Q2: How does Amdahl's Law relate to multicore performance?

Amdahl's Law is fundamental to understanding multicore performance. It helps developers and architects predict how much performance gain they can realistically expect by moving from single-core to multicore processors, based on the parallelizability of their software.

Q3: Does Amdahl's Law consider communication overhead?

No, Amdahl's Law is a theoretical model that assumes zero communication or synchronization overhead between parallel tasks. In real-world scenarios, these overheads can significantly reduce the actual observed speedup.

Q4: What if 100% of my program is parallelizable?

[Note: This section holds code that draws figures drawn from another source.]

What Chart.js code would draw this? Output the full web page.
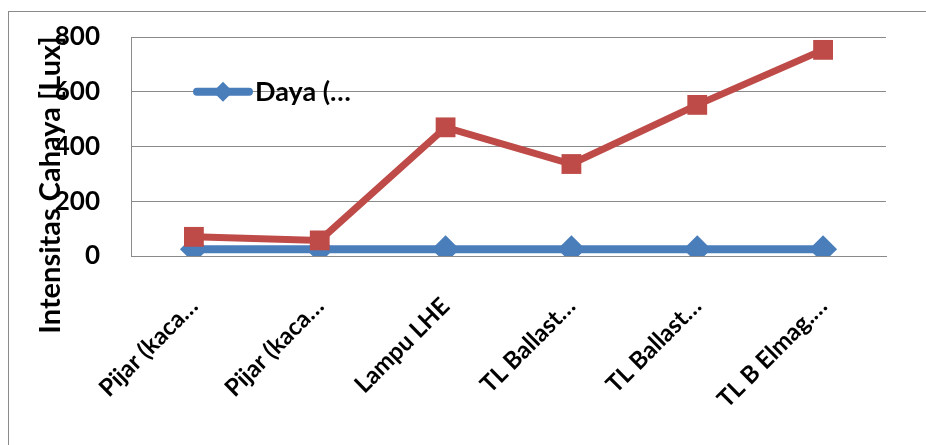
<!DOCTYPE html>
<html>
<head>
<meta charset="utf-8">
<script src="https://cdn.jsdelivr.net/npm/chart.js@4"></script>
<style>
  html, body { margin: 0; padding: 0; overflow: hidden; background: #fff; }
  #wrap { position: relative; width: 926px; height: 445px; }
  #frame { position: absolute; left: 8px; top: 11px; width: 1000px; height: 1000px; border: 1px solid #8a8a8a; }
  canvas { position: absolute; left: 0; top: 0; }
</style>
</head>
<body>
<div id="wrap">
  <div id="frame"></div>
  <canvas id="chart" width="926" height="445"></canvas>
</div>
<script>
const categories = ['Pijar (kaca…', 'Pijar (kaca…', 'Lampu LHE', 'TL Ballast…', 'TL Ballast…', 'TL B Elmag.…'];
const dayaValues = [25, 25, 25, 25, 25, 25];
const intensitasValues = [70, 57, 470, 336, 552, 753];
const yTicks = [0, 200, 400, 600, 800];

const BLUE = '#4A7EBB';
const RED = '#BE4B48';
const FONT = 'Lato, "Open Sans", sans-serif';

// legend and y title are drawn by hand: they sit over the plot like the original
const overlay = {
  id: 'overlay',
  afterDraw(chart) {
    const ctx = chart.ctx;
    const area = chart.chartArea;
    ctx.save();

    // y axis title
    ctx.translate(51, 185);
    ctx.rotate(-Math.PI / 2);
    ctx.font = 'bold 29px ' + FONT;
    ctx.fillStyle = '#000';
    ctx.textAlign = 'center';
    ctx.textBaseline = 'middle';
    ctx.fillText('Intensitas Cahaya [Lux]', 0, 0);
    ctx.restore();

    // legend entry
    ctx.save();
    const ly = chart.scales.y.getPixelForValue(600);
    const lx = area.left + 62;
    ctx.strokeStyle = BLUE;
    ctx.lineWidth = 8;
    ctx.lineCap = 'round';
    ctx.beginPath();
    ctx.moveTo(lx + 4, ly);
    ctx.lineTo(lx + 56, ly);
    ctx.stroke();
    ctx.fillStyle = BLUE;
    ctx.beginPath();
    ctx.moveTo(lx + 30, ly - 10);
    ctx.lineTo(lx + 40, ly);
    ctx.lineTo(lx + 30, ly + 10);
    ctx.lineTo(lx + 20, ly);
    ctx.closePath();
    ctx.fill();
    ctx.font = 'bold 27px ' + FONT;
    ctx.fillStyle = '#000';
    ctx.textBaseline = 'middle';
    ctx.fillText('Daya (…', lx + 62, ly + 1);
    ctx.restore();
  }
};

new Chart(document.getElementById('chart'), {
  type: 'line',
  data: {
    labels: categories,
    datasets: [
      {
        label: 'Daya (…',
        data: dayaValues,
        borderColor: BLUE,
        backgroundColor: BLUE,
        borderWidth: 8,
        pointStyle: 'rectRot',
        pointRadius: 14,
        pointBorderWidth: 0,
        order: 1
      },
      {
        label: 'Intensitas Cahaya',
        data: intensitasValues,
        borderColor: RED,
        backgroundColor: RED,
        borderWidth: 7,
        pointStyle: 'rect',
        pointRadius: 14,
        pointBorderWidth: 0,
        order: 0
      }
    ]
  },
  options: {
    responsive: false,
    animation: false,
    layout: { padding: { top: 37, right: 40, left: 0, bottom: 0 } },
    plugins: {
      legend: { display: false },
      tooltip: { enabled: false }
    },
    scales: {
      x: {
        offset: true,
        grid: { display: false, drawTicks: false },
        border: { display: true, color: '#8a8a8a', width: 1 },
        ticks: {
          autoSkip: false,
          maxRotation: 45,
          minRotation: 45,
          padding: 36,
          color: '#000',
          font: { family: FONT, size: 24, weight: 'bold' }
        },
        afterFit(scale) { scale.height = 189; }
      },
      y: {
        min: 0,
        max: 800,
        afterBuildTicks(scale) { scale.ticks = yTicks.map(v => ({ value: v })); },
        grid: { color: '#8a8a8a', lineWidth: 1, drawTicks: false },
        border: { display: true, color: '#8a8a8a', width: 1 },
        ticks: {
          padding: 31,
          color: '#000',
          font: { family: FONT, size: 26, weight: 'bold' }
        },
        afterFit(scale) {
          scale.width = 131;
          scale.paddingTop = 0;
          scale.paddingBottom = 0;
        }
      }
    }
  },
  plugins: [overlay]
});
</script>
</body>
</html>
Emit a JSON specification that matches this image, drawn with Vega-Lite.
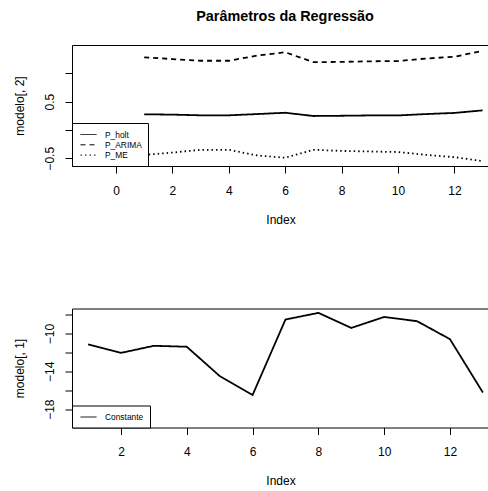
{
  "$schema": "https://vega.github.io/schema/vega-lite/v6.json",
  "padding": {"left": 12, "top": 8, "right": 0, "bottom": 0},
  "background": "white",
  "spacing": 81.5,
  "resolve": {"scale": {"strokeDash": "independent", "x": "independent", "y": "independent"}, "legend": {"strokeDash": "independent"}},
  "datasets": {
    "params": [
      {"index": 1, "series": "P_holt", "value": 0.276},
      {"index": 2, "series": "P_holt", "value": 0.27},
      {"index": 3, "series": "P_holt", "value": 0.258},
      {"index": 4, "series": "P_holt", "value": 0.258},
      {"index": 5, "series": "P_holt", "value": 0.28},
      {"index": 6, "series": "P_holt", "value": 0.303},
      {"index": 7, "series": "P_holt", "value": 0.246},
      {"index": 8, "series": "P_holt", "value": 0.25},
      {"index": 9, "series": "P_holt", "value": 0.256},
      {"index": 10, "series": "P_holt", "value": 0.256},
      {"index": 11, "series": "P_holt", "value": 0.28},
      {"index": 12, "series": "P_holt", "value": 0.3},
      {"index": 13, "series": "P_holt", "value": 0.345},
      {"index": 1, "series": "P_ARIMA", "value": 1.28},
      {"index": 2, "series": "P_ARIMA", "value": 1.25},
      {"index": 3, "series": "P_ARIMA", "value": 1.22},
      {"index": 4, "series": "P_ARIMA", "value": 1.22},
      {"index": 5, "series": "P_ARIMA", "value": 1.31},
      {"index": 6, "series": "P_ARIMA", "value": 1.37},
      {"index": 7, "series": "P_ARIMA", "value": 1.195},
      {"index": 8, "series": "P_ARIMA", "value": 1.2},
      {"index": 9, "series": "P_ARIMA", "value": 1.21},
      {"index": 10, "series": "P_ARIMA", "value": 1.215},
      {"index": 11, "series": "P_ARIMA", "value": 1.26},
      {"index": 12, "series": "P_ARIMA", "value": 1.29},
      {"index": 13, "series": "P_ARIMA", "value": 1.395},
      {"index": 1, "series": "P_ME", "value": -0.44},
      {"index": 2, "series": "P_ME", "value": -0.4},
      {"index": 3, "series": "P_ME", "value": -0.35},
      {"index": 4, "series": "P_ME", "value": -0.35},
      {"index": 5, "series": "P_ME", "value": -0.45},
      {"index": 6, "series": "P_ME", "value": -0.49},
      {"index": 7, "series": "P_ME", "value": -0.35},
      {"index": 8, "series": "P_ME", "value": -0.37},
      {"index": 9, "series": "P_ME", "value": -0.38},
      {"index": 10, "series": "P_ME", "value": -0.39},
      {"index": 11, "series": "P_ME", "value": -0.44},
      {"index": 12, "series": "P_ME", "value": -0.48},
      {"index": 13, "series": "P_ME", "value": -0.55}
    ],
    "const": [
      {"index": 1, "series": "Constante", "value": -11.16},
      {"index": 2, "series": "Constante", "value": -12.05},
      {"index": 3, "series": "Constante", "value": -11.3},
      {"index": 4, "series": "Constante", "value": -11.4},
      {"index": 5, "series": "Constante", "value": -14.5},
      {"index": 6, "series": "Constante", "value": -16.5},
      {"index": 7, "series": "Constante", "value": -8.52},
      {"index": 8, "series": "Constante", "value": -7.82},
      {"index": 9, "series": "Constante", "value": -9.41},
      {"index": 10, "series": "Constante", "value": -8.25},
      {"index": 11, "series": "Constante", "value": -8.7},
      {"index": 12, "series": "Constante", "value": -10.6},
      {"index": 13, "series": "Constante", "value": -16.24}
    ]
  },
  "vconcat": [
    {
      "width": 417,
      "height": 121,
      "title": {"text": "Parâmetros da Regressão", "fontSize": 14.4, "fontWeight": "bold", "font": "Liberation Sans", "color": "black", "offset": 10, "baseline": "alphabetic", "dx": 4.5},
      "data": {"name": "params"},
      "mark": {"type": "line", "color": "black", "strokeWidth": 1.8, "clip": true},
      "encoding": {
        "x": {"field": "index", "type": "quantitative", "scale": {"domain": [-1.56, 13.227], "nice": false, "zero": false},
          "axis": {"title": "Index", "values": [0, 2, 4, 6, 8, 10, 12], "labelPadding": 12, "titlePadding": 18}},
        "y": {"field": "value", "type": "quantitative", "scale": {"domain": [-0.636, 1.498], "nice": false, "zero": false},
          "axis": {"title": "modelo[, 2]", "values": [-0.5, 0, 0.5, 1], "labelExpr": "datum.value == -0.5 ? '−0.5' : (datum.value == 0.5 ? '0.5' : '')", "labelAngle": -90, "labelAlign": "center", "labelBaseline": "bottom", "labelPadding": 9, "titlePadding": 17}},
        "strokeDash": {"field": "series", "type": "nominal",
          "scale": {"domain": ["P_holt", "P_ARIMA", "P_ME"], "range": [[1, 0], [5, 4], [1.5, 3]]},
          "legend": {"title": null, "orient": "bottom-left", "offset": 0}}
      }
    },
    {
      "width": 417,
      "height": 119,
      "data": {"name": "const"},
      "mark": {"type": "line", "color": "black", "strokeWidth": 1.8, "clip": true},
      "encoding": {
        "x": {"field": "index", "type": "quantitative", "scale": {"domain": [0.511, 13.186], "nice": false, "zero": false},
          "axis": {"title": "Index", "values": [2, 4, 6, 8, 10, 12], "labelPadding": 12, "titlePadding": 18}},
        "y": {"field": "value", "type": "quantitative", "scale": {"domain": [-19.937, -7.357], "nice": false, "zero": false},
          "axis": {"title": "modelo[, 1]", "values": [-18, -16, -14, -12, -10, -8], "labelExpr": "datum.value == -18 ? '−18' : (datum.value == -14 ? '−14' : (datum.value == -10 ? '−10' : ''))", "labelAngle": -90, "labelAlign": "center", "labelBaseline": "bottom", "labelPadding": 9, "titlePadding": 17}},
        "strokeDash": {"field": "series", "type": "nominal",
          "scale": {"domain": ["Constante"], "range": [[1, 0]]},
          "legend": {"title": null, "orient": "bottom-left", "offset": 0}}
      }
    }
  ],
  "config": {
    "font": "Liberation Sans",
    "view": {"stroke": "black", "strokeWidth": 1},
    "axis": {"grid": false, "domain": false, "tickColor": "black", "tickSize": 7, "tickWidth": 1, "labelColor": "black", "titleColor": "black", "labelFontSize": 12, "titleFontSize": 12, "titleFontWeight": "normal", "labelFont": "Liberation Sans", "titleFont": "Liberation Sans", "labelFlush": false, "labelOverlap": false},
    "legend": {"padding": 6, "fillColor": "white", "strokeColor": "black", "strokeWidth": 1, "symbolType": "M-0.6,0L2.6,0", "symbolSize": 100, "symbolStrokeWidth": 1, "symbolStrokeColor": "black", "symbolFillColor": "transparent", "labelFontSize": 8.4, "labelOffset": 16, "rowPadding": 0.3, "labelColor": "black", "labelFont": "Liberation Sans", "cornerRadius": 0}
  }
}
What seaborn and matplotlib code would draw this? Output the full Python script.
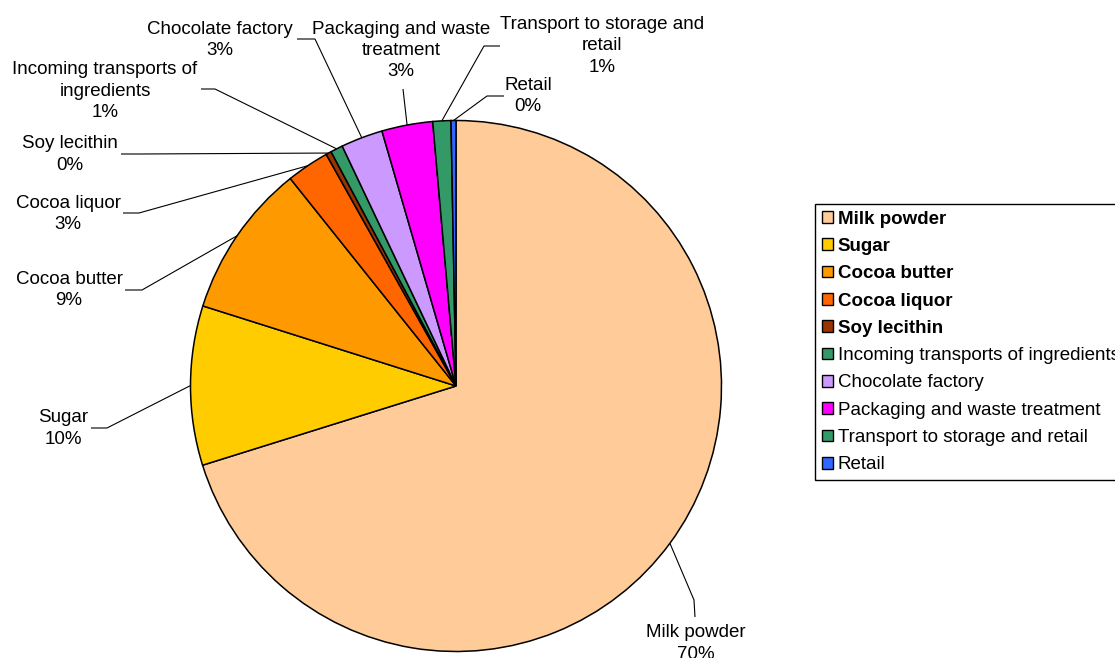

If 100% (P=1) of your program is parallelizable, Amdahl's Law predicts a linear speedup equal to the number of processors (N). For example, with 8 processors, you would achieve an 8x speedup. This is the ideal, but rarely achievable, scenario.

Q5: When should I use Amdahl's Law versus Gustafson's Law?

Use Amdahl's Law when you have a fixed problem size and want to know the maximum speedup achievable by increasing processors. Use Gustafson's Law when the problem size scales with the number of processors, often leading to higher speedup predictions for highly parallel systems.

Q6: Are the speedup values unitless?

Yes, all speedup values calculated by Amdahl's Law are unitless factors. They represent a multiplier against the original sequential execution time. For example, a speedup of 3 means the task will complete in 1/3 of the original time.

Q7: Can Amdahl's Law predict actual performance?

Amdahl's Law predicts theoretical maximum speedup. Actual performance can be lower due to factors like communication overhead, load imbalance, I/O limitations, and hardware specifics not accounted for in the simple model. It's a useful upper bound for performance analysis tools.

Q8: What does a '0%' parallelizable portion mean?

If 0% of your program is parallelizable (P=0), Amdahl's Law will predict a speedup of 1x, meaning no speedup at all, regardless of how many processors you add. This is because the entire program must run sequentially.